Inventant alors le concept nébuleux du « free to start », Nintendo sort des jeux aux modèles économiques qui se cherchent : démo pour Super Mario Run dont il faut débourser 10€ pour jouer au jeu complet, objets à débloquer avec de l’argent réel pour Animal Crossing Pocket Camp, abonnement mensuel pour Mario Kart Tour… et puis les fameuses loot boxes qui ont valu à ce dernier l’interdiction dans notre pays, ce système de pochettes surprises virtuelles payantes, assimilé à une forme de jeu d’argent, étant illégal chez nous.
Le gatcha à la sauce Nintendo
Et c’est ce dernier système qu’exploite justement Fire Emblem Heroes. Le jeu repose sur le principe du gatcha : en payant avec la monnaie du jeu (que l’on peut aussi obtenir avec de l’argent réel), il est possible d’invoquer des héros qui servent d’unités de combat dans cette version simplifiée du célèbre jeu de rôle tactique. Une série qui se prête particulièrement bien à ce principe avec ses 14 épisodes contenant chacun des dizaines de personnages… Et dans les gatchas, les personnages les plus forts sont évidemment les plus rares, et demandent donc de nombreuses invocations pour être obtenus.

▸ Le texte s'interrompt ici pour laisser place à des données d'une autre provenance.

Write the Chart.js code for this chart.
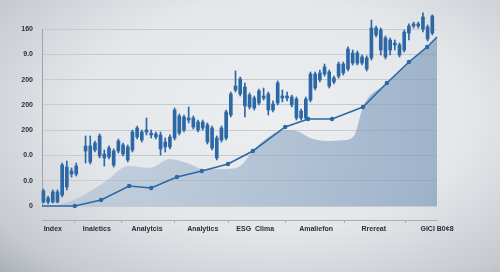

On comprend donc aisément comment Fire Emblem Heroes génère de tels revenus malgré le manque de notoriété de la série auprès du grand public. Un carton qui se ressent surtout au Japon, pays d’origine du concept où on trouve par ailleurs des magasins entiers dédiés aux distributeurs de jouets surprise…
Difficile de dire si les jeux mobiles de Nintendo ont joué ou non un rôle dans l’énorme succès de la Switch. Toujours est-il qu’avec ce dernier, la firme ne semble plus avoir aucun intérêt de continuer dans le jeu smartphone. Elle n’en a d’ailleurs sorti aucun depuis 2019. Quant à son seul jeu mobile d’une licence originale, Dragalia Lost, il verra son clap de fin en juillet et sa fermeture dans les prochains mois.